Abstract: As humans migrate into cities, the opportunity for interactions between individuals and nature diminishes. Nature encounters in cities, are increasingly occurring in human managed wildlife areas e.g. city parks or reserves, offering a polarised perception of biodiversity. This alienation of nature is termed, by Robert M Pyle, as the ‘extinction of experience’. When people are no longer actively engaged in nature, a lack of awareness and knowledge towards local wildlife arises, resulting in demands to reconnect people to nature. The paper documents the Animal Diplomacy Bureau (ADB), a series of designed game experiments providing people with agency over their nature.

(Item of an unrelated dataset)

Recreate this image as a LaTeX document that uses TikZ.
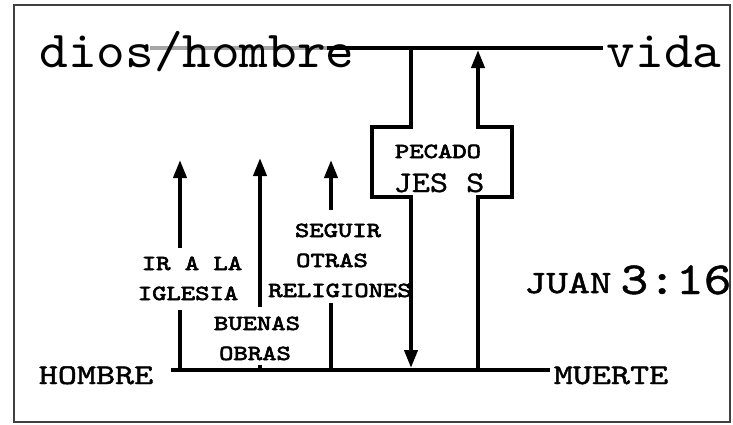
\documentclass[tikz,border=0pt]{standalone}
\usepackage{fontspec}
\usepackage{tikz}
\usetikzlibrary{arrows.meta}
\newfontfamily\courn{lmmono10-regular.otf}[FakeStretch=1.05]
\newfontfamily\courm{lmmono10-regular.otf}[FakeStretch=1.15, FakeBold=1]
\newfontfamily\courw{lmmono10-regular.otf}[FakeStretch=1.27, FakeBold=1.5]
\newfontfamily\courb{lmmono10-regular.otf}[FakeStretch=1.27, FakeBold=3]

\begin{document}
\begin{tikzpicture}[x=1pt,y=-1pt,
    bar/.style={line width=4pt, line join=miter},
    arr/.style={bar, -{Triangle[length=18pt,width=13pt]}},
    big/.style={font=\courn\fontsize{52}{52}\selectfont, anchor=base, inner sep=0pt},
    mid/.style={font=\courw\fontsize{28.6}{28.6}\selectfont, anchor=base, inner sep=0pt},
    jes/.style={font=\courm\fontsize{30}{30}\selectfont, anchor=base, inner sep=0pt},
    lab/.style={font=\courb\fontsize{21.5}{21.5}\selectfont, anchor=base, inner sep=0pt}]
        \useasboundingbox (0,0) rectangle (733,424);

        % frame
        \draw[line width=1.5pt, black!75] (14,5) rectangle (730,422);

        % top line (dios/hombre -- vida)
        \coordinate (topl) at (150,48);
        \coordinate (topm) at (327,48);
        \coordinate (topr) at (603,48);
        \draw[bar, gray!70] (topl) -- (topm);
        \draw[bar] (topm) -- (topr);

        % bottom line (hombre -- muerte)
        \coordinate (botl) at (171,370);
        \coordinate (botr) at (550,370);
        \draw[bar] (botl) -- (botr);

        % ways that fall short
        \coordinate (iglb) at (180,370); \coordinate (iglm) at (180,310);
        \coordinate (iglu) at (180,248); \coordinate (iglt) at (180,160);
        \draw[bar] (iglb) -- (iglm);
        \draw[arr] (iglu) -- (iglt);

        \coordinate (obrb) at (260,370); \coordinate (obrm) at (260,365);
        \coordinate (obru) at (260,307); \coordinate (obrt) at (260,158);
        \draw[bar] (obrb) -- (obrm);
        \draw[arr] (obru) -- (obrt);

        \coordinate (relb) at (331,370); \coordinate (relm) at (331,303);
        \coordinate (relu) at (331,210); \coordinate (relt) at (331,160);
        \draw[bar] (relb) -- (relm);
        \draw[arr] (relu) -- (relt);

        % cross: down from the top line, up to it
        \draw[arr] (411,48) -- (411,127) -- (372,127) -- (372,197) -- (411,197) -- (411,368);
        \draw[arr] (478,370) -- (478,197) -- (512,197) -- (512,127) -- (478,127) -- (478,50);

        % texts
        \node[big] (dios) at (197,67) {dios/hombre};
        \node[big] (vida) at (664,67) {vida};
        \node[mid] (hombre) at (96,384) {HOMBRE};
        \node[mid] (muerte) at (611,384) {MUERTE};
        \node[mid, font=\courw\fontsize{32.7}{32.7}\selectfont] (juan) at (568,293) {JUAN};
        \node[jes, font=\courm\fontsize{46}{46}\selectfont] (verso) at (676,294) {3:16};
        \node[lab] (pecado) at (438,158) {PECADO};
        \node[jes] (jesus) at (439,192) {JES S};

        \node[lab] (ira) at (192,270) {IR A LA};
        \node[lab] (iglesia) at (188,300) {IGLESIA};
        \node[lab] (buenas) at (257,330) {BUENAS};
        \node[lab] (obras) at (255,360) {OBRAS};
        \node[lab] (seguir) at (338,237) {SEGUIR};
        \node[lab] (otras) at (332,267) {OTRAS};
        \node[lab] (religiones) at (340,297) {RELIGIONES};
    \end{tikzpicture}
\end{document}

The games offer means for players to gain in-depth knowledge about local wildlife purposes in city parks, whilst creating a platform to discuss their concerns about a ‘more-than human city’. The games use digital & non-digital roleplay envisioning alternate worlds, site and species- specific stories, a mix of cooperative and competitive group dynamics and in-depth discussions. The process opened up the agency for how players would approach the issue of engaging nature to provoke new design responses.

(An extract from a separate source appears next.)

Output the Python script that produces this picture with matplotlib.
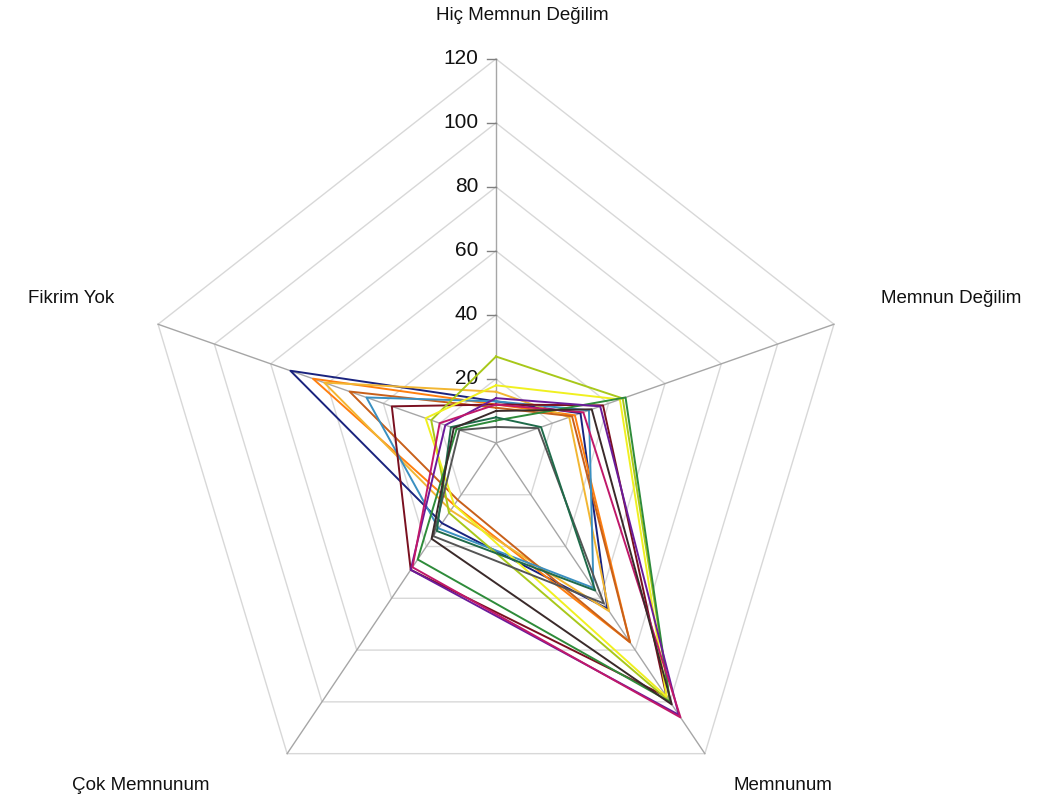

The study developed a framework for playful and self-exploratory design approaches bridging people to nature. The game's methods were developed with expert peers, design led research and a series of public engagements. ADB's framework, transformed research tools into instruments of agency by giving players the knowledge to understand and be directly involved in the imagining of a more wildlife friendly city. The authors believe the lessons can be translated into other fields.